Goal
Repeat, exactly and in full, the lines of the listing below, but without any pictures.

--- Source material ---

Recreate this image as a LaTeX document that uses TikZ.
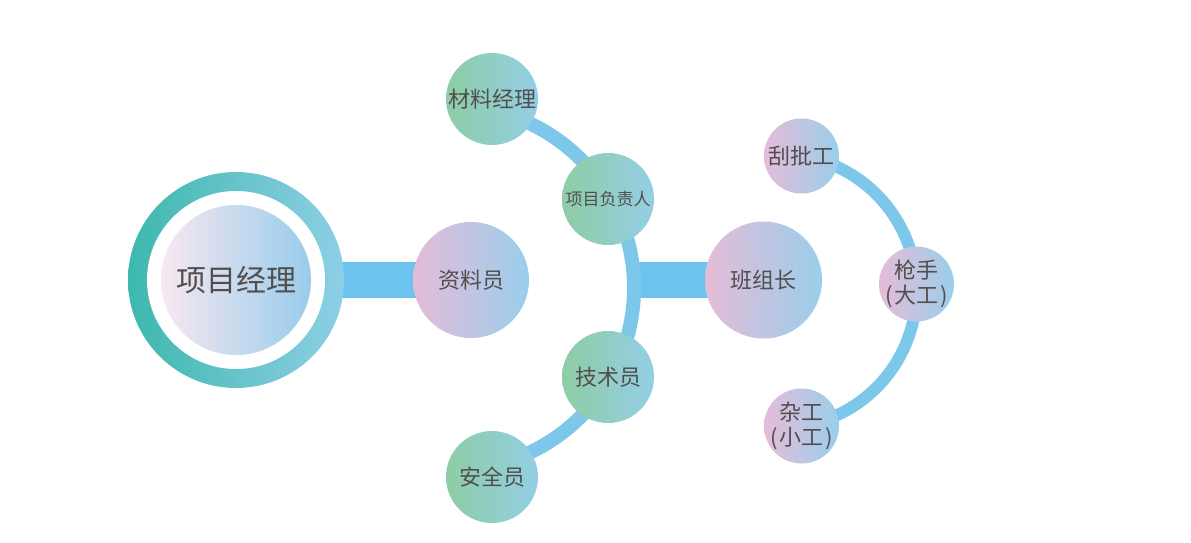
\documentclass[tikz,border=0pt]{standalone}
\usepackage{fontspec}
\newfontfamily\cjk{Noto Sans CJK SC}
\pgfdeclarelayer{background}
\pgfsetlayers{background,main}
\definecolor{txt}{HTML}{524E4E}
\definecolor{ringL}{HTML}{3DB8AE}
\definecolor{ringR}{HTML}{8ECFE6}
\definecolor{innL}{HTML}{F8E8F1}
\definecolor{innR}{HTML}{98CCEB}
\definecolor{grnL}{HTML}{8ECDA4}
\definecolor{grnR}{HTML}{94CEE6}
\definecolor{pnkL}{HTML}{E5BCD8}
\definecolor{pnkR}{HTML}{9ACEEB}
\definecolor{conn}{HTML}{6CC4EE}
\definecolor{arcc}{HTML}{7CC7EA}
\tikzset{
  ball/.style={circle, inner sep=0pt, text=txt, align=center, font=\cjk\fontsize{22}{25}\selectfont},
  gball/.style={ball, left color=grnL, right color=grnR, minimum size=92pt},
  pball/.style={ball, left color=pnkL, right color=pnkR},
  twoline/.style={inner sep=-8pt},
  bar/.style={draw=conn, line width=36pt},
  arcline/.style={draw=arcc, line width=14pt},
  arclinesm/.style={draw=arcc, line width=12pt},
}
\begin{document}
\begin{tikzpicture}[x=1pt,y=1pt]
\useasboundingbox (0,0) rectangle (1191,542);
% main node
\node[circle, inner sep=0pt, minimum size=216pt, left color=ringL, right color=ringR] (main) at (236,262) {};
\node[circle, inner sep=0pt, minimum size=178pt, fill=white] (mainw) at (main.center) {};
\node[ball, minimum size=150pt, left color=innL, right color=innR, font=\cjk\fontsize{30}{34}\selectfont] (mainin) at (main.center) {项目经理};
% second column
\node[pball, minimum size=116pt] (zly) at (471,262) {资料员};
\node[gball] (clj) at (492,443) {材料经理};
\node[gball, font=\cjk\fontsize{17}{20}\selectfont] (xmf) at (608,343) {项目负责人};
\node[gball] (jsy) at (608,165) {技术员};
\node[gball] (aqy) at (492,65) {安全员};
% third
\node[pball, minimum size=117pt] (bzz) at (763.5,262) {班组长};
\node[pball, minimum size=75pt] (gpg) at (801.5,386) {刮批工};
\node[pball, twoline, minimum size=75pt] (qs) at (916.5,258) {枪手\\(\kern2pt大工\kern2pt)};
\node[pball, twoline, minimum size=75pt] (zg) at (801.5,116) {杂工\\(\kern2pt小工\kern2pt)};
\coordinate (arcL) at (452,254);
\coordinate (arcR) at (779.8,251);
\coordinate (barstart) at (630,262);
\begin{pgfonlayer}{background}
\draw[bar] (main.center) -- (zly.center);
\draw[bar] (barstart) -- (bzz.center);
\draw[arcline] (arcL) ++(80:182) arc[start angle=80, end angle=-80, radius=182];
\draw[arclinesm] (arcR) ++(82:136.7) arc[start angle=82, end angle=-82, radius=136.7];
\end{pgfonlayer}
\end{tikzpicture}
\end{document}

---

Result
Recreate this image as a LaTeX document that uses TikZ.
\documentclass[tikz,border=0pt]{standalone}
\usepackage{fontspec}
\newfontfamily\cjk{Noto Sans CJK SC}
\pgfdeclarelayer{background}
\pgfsetlayers{background,main}
\definecolor{txt}{HTML}{524E4E}
\definecolor{ringL}{HTML}{3DB8AE}
\definecolor{ringR}{HTML}{8ECFE6}
\definecolor{innL}{HTML}{F8E8F1}
\definecolor{innR}{HTML}{98CCEB}
\definecolor{grnL}{HTML}{8ECDA4}
\definecolor{grnR}{HTML}{94CEE6}
\definecolor{pnkL}{HTML}{E5BCD8}
\definecolor{pnkR}{HTML}{9ACEEB}
\definecolor{conn}{HTML}{6CC4EE}
\definecolor{arcc}{HTML}{7CC7EA}
\tikzset{
  ball/.style={circle, inner sep=0pt, text=txt, align=center, font=\cjk\fontsize{22}{25}\selectfont},
  gball/.style={ball, left color=grnL, right color=grnR, minimum size=92pt},
  pball/.style={ball, left color=pnkL, right color=pnkR},
  twoline/.style={inner sep=-8pt},
  bar/.style={draw=conn, line width=36pt},
  arcline/.style={draw=arcc, line width=14pt},
  arclinesm/.style={draw=arcc, line width=12pt},
}
\begin{document}
\begin{tikzpicture}[x=1pt,y=1pt]
\useasboundingbox (0,0) rectangle (1191,542);
% main node
\node[circle, inner sep=0pt, minimum size=216pt, left color=ringL, right color=ringR] (main) at (236,262) {};
\node[circle, inner sep=0pt, minimum size=178pt, fill=white] (mainw) at (main.center) {};
\node[ball, minimum size=150pt, left color=innL, right color=innR, font=\cjk\fontsize{30}{34}\selectfont] (mainin) at (main.center) {项目经理};
% second column
\node[pball, minimum size=116pt] (zly) at (471,262) {资料员};
\node[gball] (clj) at (492,443) {材料经理};
\node[gball, font=\cjk\fontsize{17}{20}\selectfont] (xmf) at (608,343) {项目负责人};
\node[gball] (jsy) at (608,165) {技术员};
\node[gball] (aqy) at (492,65) {安全员};
% third
\node[pball, minimum size=117pt] (bzz) at (763.5,262) {班组长};
\node[pball, minimum size=75pt] (gpg) at (801.5,386) {刮批工};
\node[pball, twoline, minimum size=75pt] (qs) at (916.5,258) {枪手\\(\kern2pt大工\kern2pt)};
\node[pball, twoline, minimum size=75pt] (zg) at (801.5,116) {杂工\\(\kern2pt小工\kern2pt)};
\coordinate (arcL) at (452,254);
\coordinate (arcR) at (779.8,251);
\coordinate (barstart) at (630,262);
\begin{pgfonlayer}{background}
\draw[bar] (main.center) -- (zly.center);
\draw[bar] (barstart) -- (bzz.center);
\draw[arcline] (arcL) ++(80:182) arc[start angle=80, end angle=-80, radius=182];
\draw[arclinesm] (arcR) ++(82:136.7) arc[start angle=82, end angle=-82, radius=136.7];
\end{pgfonlayer}
\end{tikzpicture}
\end{document}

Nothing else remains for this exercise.